Emily Markides, mother of Famagusta Ecocity Project founder Vasia Markides, was born and raised in Varosha, and like all of its Greek-Cypriot inhabitants, retains a certain nostalgia and longing for her hometown that will move anyone who has the chance to hear her story. She, like many other Famagustians, has never recovered from its loss. It remains an open wound for those who left their belongings, their homes and their communities one day thinking they would return the next.

A handful of photos are the only physical record that remains of Emily’s childhood in Famagusta.

Emily Markides (right) as a child.

Emily Markides (right) as a child.

This is the wedding of Emily's mother and father and is the only photo that shows the family home in the background.

This is the wedding of Emily's mother and father and is the only photo that shows the family home in the background.

 

Emily’s obsession with her hometown infiltrated Vasia’s psyche so deeply that it launched her career as a filmmaker. In 2008, Vasia made a documentary short called Hidden in the Sand about the city and the larger Cyprus problem that has kept it this for almost half a century.

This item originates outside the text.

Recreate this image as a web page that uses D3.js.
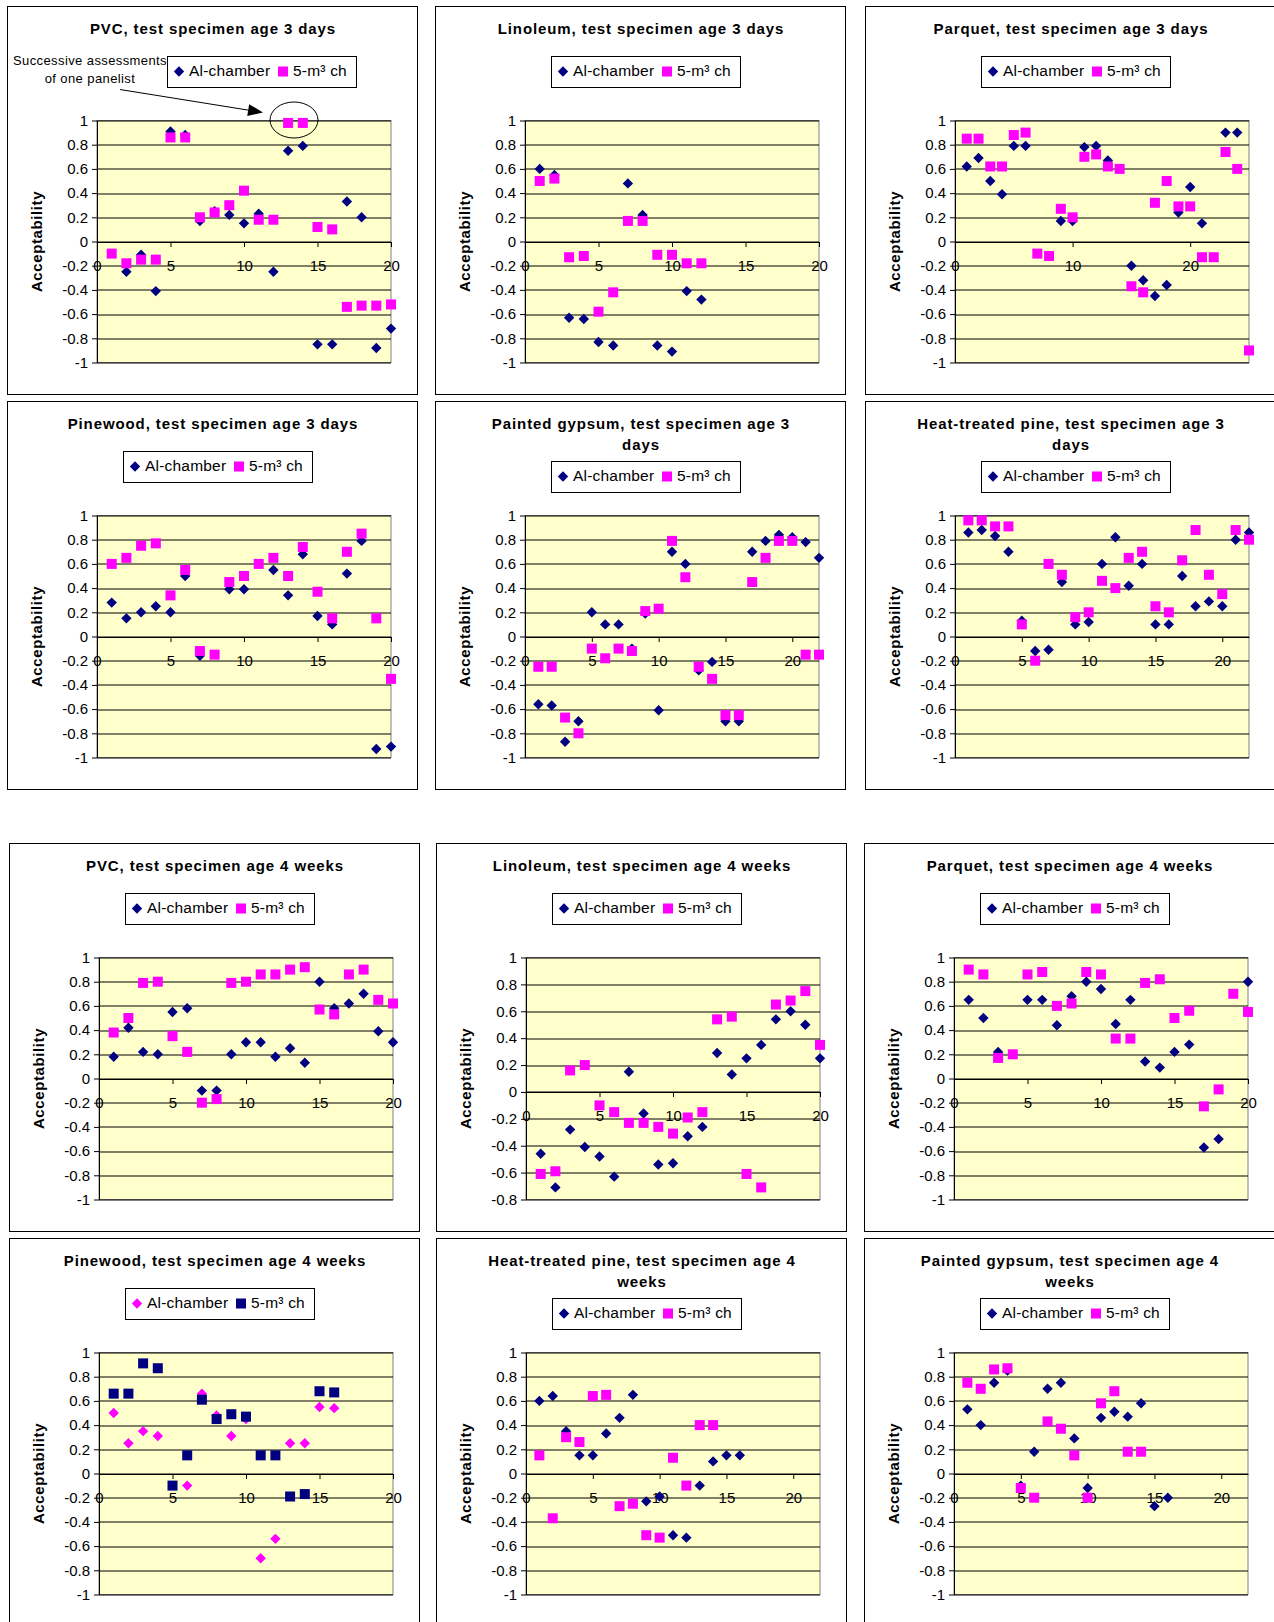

As both the filmmaker and a participant in the story, Vasia examines the fate of this city in captivity and her family’s connection to it.

 

All of the work that Emily has done in launching eco-peace communities both in Maine and Cyprus, has been inspired by Famagusta and her dream to see it revitalized as Europe’s model ecocity. The idea stuck and in 2013 Vasia decided to finally pursue a longer, more elaborate film on the subject. Emily, Vasia and her husband Armando, began meeting others who immediately saw the potential of this idea. 

These extraordinary individuals quickly became a team ready to help make this ecocity happen.  The idea started catching fire and The Famagusta Ecocity Project was born, and a documentary production with it.